Do they reach it? Not quite. None of their songs really grab you, but it's important to note that the audience remains captivated.
Clearly that means this audience heard 'em on the Current, downloaded their album, and knows the words to every song. Right?
Yep. I see people in shorts (it is hot outside) and so it's easy to notice pasty white knees bending, hither and thither. Bending with soul. Bending like they mean it. And yes, heads are nodding and yes, people are singing along. But these songs are... you know, the kind you'd only bend your knees to soulfully if you'd played them on your car stereo fifteen times in a row on some longish car trip but only because you were sick of listening to the Current that week and didn't have any other burned CDs in your car, and your iPod was (as they always are if you leave them in the car during more than one long winter) broke as a joke.
Photos by Nick Wosika
That said, the band's good. They perform well. But they sound to me like the Band meets untreated narcolepsZzzzzzzzzzzzzzz. I miss the schmaltz and quirkiness of the performance I saw in '08 at the Entry. I got bored forty-five minutes into the set, wandered into the Mainroom's foyer and spent twenty minutes reading Vita.mn's
"List of lists" so I could have some form of distraction while listening to the band finish their set. If that says anything.
But don't listen to me, Blitzen Trapper dudes. I'm old and crotchety. And - gasp - quite possibly totally out of touch. You, on the other hand, have got a room full of people, totally rapt. You must be doing something right.
Wander back into the live room after learning that Mason Jennings is still one of Vita.mn readers' "must see local bands" (nice guy, but when does he even play 'round here anymore?), and I see that Blitzen Trapper has returned to the stage for their encore. By this point, I have also learned that the Independent is the number one place in the Twin Cities to "get it on in a public restroom." Thanks, Vita.mn readers! I'm thrilled to learn that I can give some guy a shitty blow job in the bathroom during weekend breakfast buffet and perhaps regret it less than the restaurant's room temperature eggs Benedict.
Critic's Bias: Cries like a little baby when formerly less-well-known bands once played smaller venues but are now more-well-known and play larger venues. O, the injustice.
The Crowd: Some (most?) likely won tickets by calling/writing in to co-sponsors Vita.mn and the Current.
Overheard In The Crowd: "This guy should be up there.
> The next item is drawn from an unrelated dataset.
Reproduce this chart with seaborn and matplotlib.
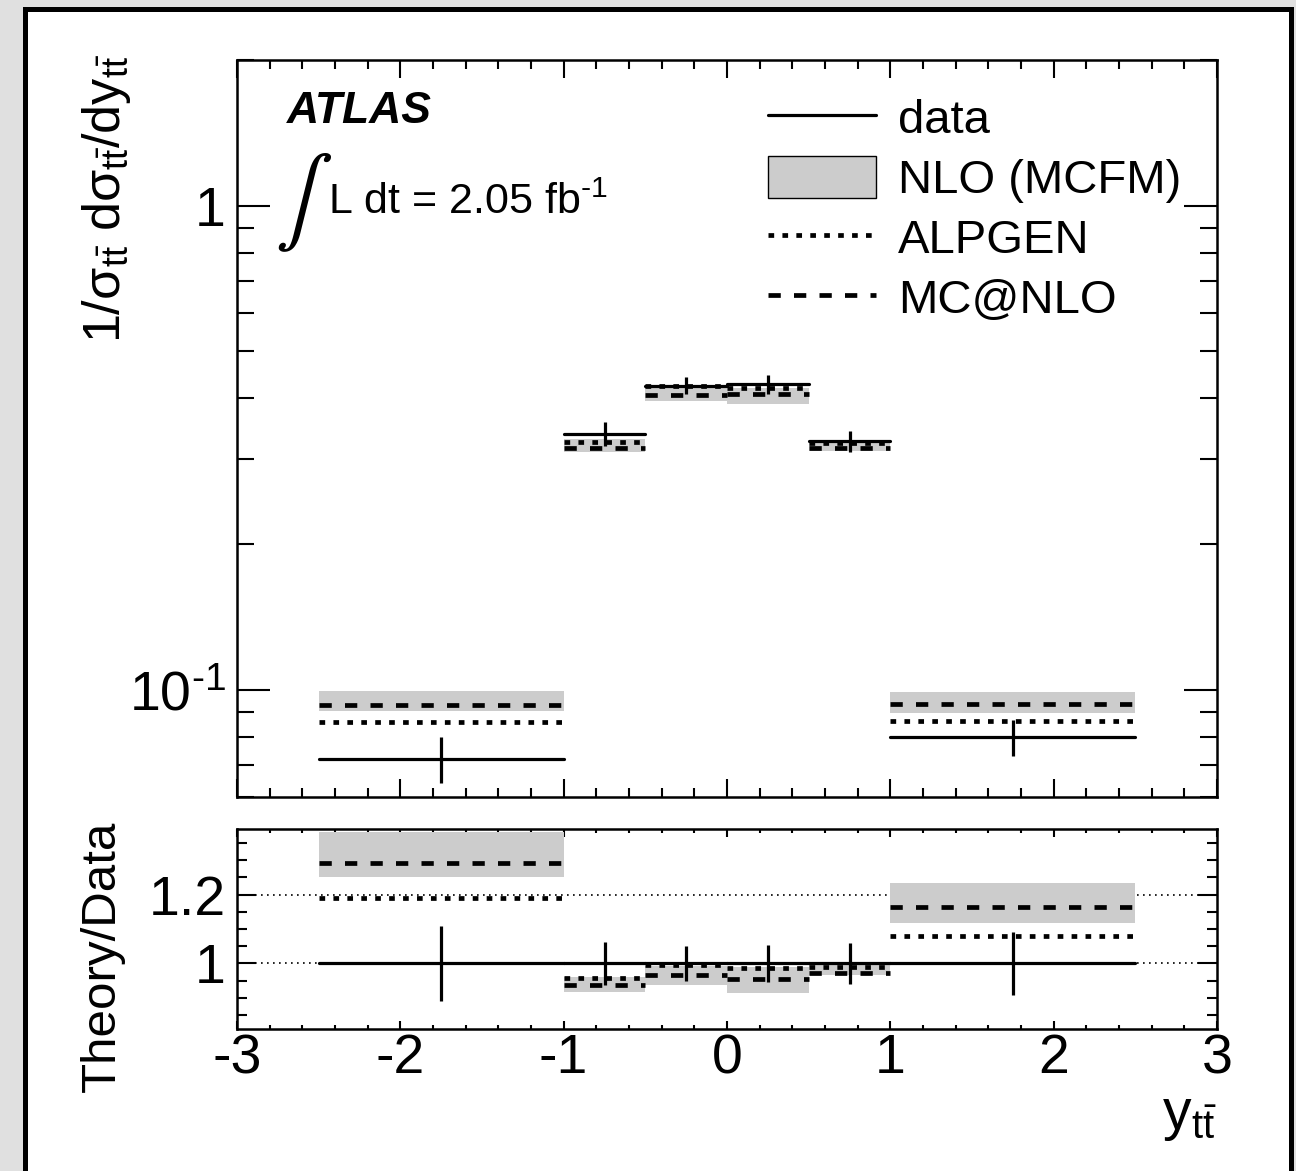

He's got more stage presence than any of them." In reference to the older, balding man in a short-sleeved dress shirt who walked in midway through Blitzen Trapper's set, and was inexplicably and passionately karate chopping the air in time to the music.
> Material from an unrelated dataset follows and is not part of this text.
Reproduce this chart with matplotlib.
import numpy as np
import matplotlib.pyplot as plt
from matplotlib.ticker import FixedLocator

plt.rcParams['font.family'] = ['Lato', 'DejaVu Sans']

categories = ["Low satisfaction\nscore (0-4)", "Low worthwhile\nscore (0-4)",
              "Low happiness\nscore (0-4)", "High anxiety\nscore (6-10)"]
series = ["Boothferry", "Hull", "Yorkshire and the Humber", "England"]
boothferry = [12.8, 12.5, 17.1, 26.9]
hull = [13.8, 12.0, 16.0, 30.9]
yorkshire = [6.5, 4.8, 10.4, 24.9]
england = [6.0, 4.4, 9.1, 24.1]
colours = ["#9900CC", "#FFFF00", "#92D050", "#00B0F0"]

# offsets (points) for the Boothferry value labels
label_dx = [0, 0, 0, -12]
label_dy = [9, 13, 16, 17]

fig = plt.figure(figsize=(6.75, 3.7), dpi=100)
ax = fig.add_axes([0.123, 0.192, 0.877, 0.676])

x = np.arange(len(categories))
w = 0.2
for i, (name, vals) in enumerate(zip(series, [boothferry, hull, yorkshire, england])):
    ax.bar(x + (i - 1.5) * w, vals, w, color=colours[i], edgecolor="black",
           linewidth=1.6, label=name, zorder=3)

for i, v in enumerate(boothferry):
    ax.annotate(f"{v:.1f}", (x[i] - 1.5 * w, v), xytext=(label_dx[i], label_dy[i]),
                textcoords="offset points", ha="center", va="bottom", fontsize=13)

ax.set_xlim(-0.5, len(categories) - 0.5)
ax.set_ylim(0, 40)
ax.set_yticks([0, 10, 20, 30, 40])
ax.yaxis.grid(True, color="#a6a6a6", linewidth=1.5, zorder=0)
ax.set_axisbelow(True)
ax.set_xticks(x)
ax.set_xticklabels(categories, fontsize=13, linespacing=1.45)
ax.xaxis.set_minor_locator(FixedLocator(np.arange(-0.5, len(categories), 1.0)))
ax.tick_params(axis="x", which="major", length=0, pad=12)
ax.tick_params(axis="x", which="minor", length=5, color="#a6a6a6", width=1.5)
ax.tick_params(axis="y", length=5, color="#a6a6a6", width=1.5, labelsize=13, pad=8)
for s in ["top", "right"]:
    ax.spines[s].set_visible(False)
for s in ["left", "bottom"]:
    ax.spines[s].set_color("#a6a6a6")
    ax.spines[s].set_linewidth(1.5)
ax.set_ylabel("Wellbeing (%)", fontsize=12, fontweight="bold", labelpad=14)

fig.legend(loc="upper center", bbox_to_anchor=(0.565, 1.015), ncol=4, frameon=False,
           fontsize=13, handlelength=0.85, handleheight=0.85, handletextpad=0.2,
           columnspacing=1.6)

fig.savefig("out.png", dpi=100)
Random Notebook Dump: "I kinda stopped keeping track of Sub Pop many years ago because, well, I stopped keeping track of shit like that - when you're a music geek and 16, who's on what label and why and how is important; when you're rounding the corner of 30 it sure as hell ain't. But at any rate, they (openers Avi Buffalo) sound a lot like what I remember a Sub Pop band sounding like, for what that's worth."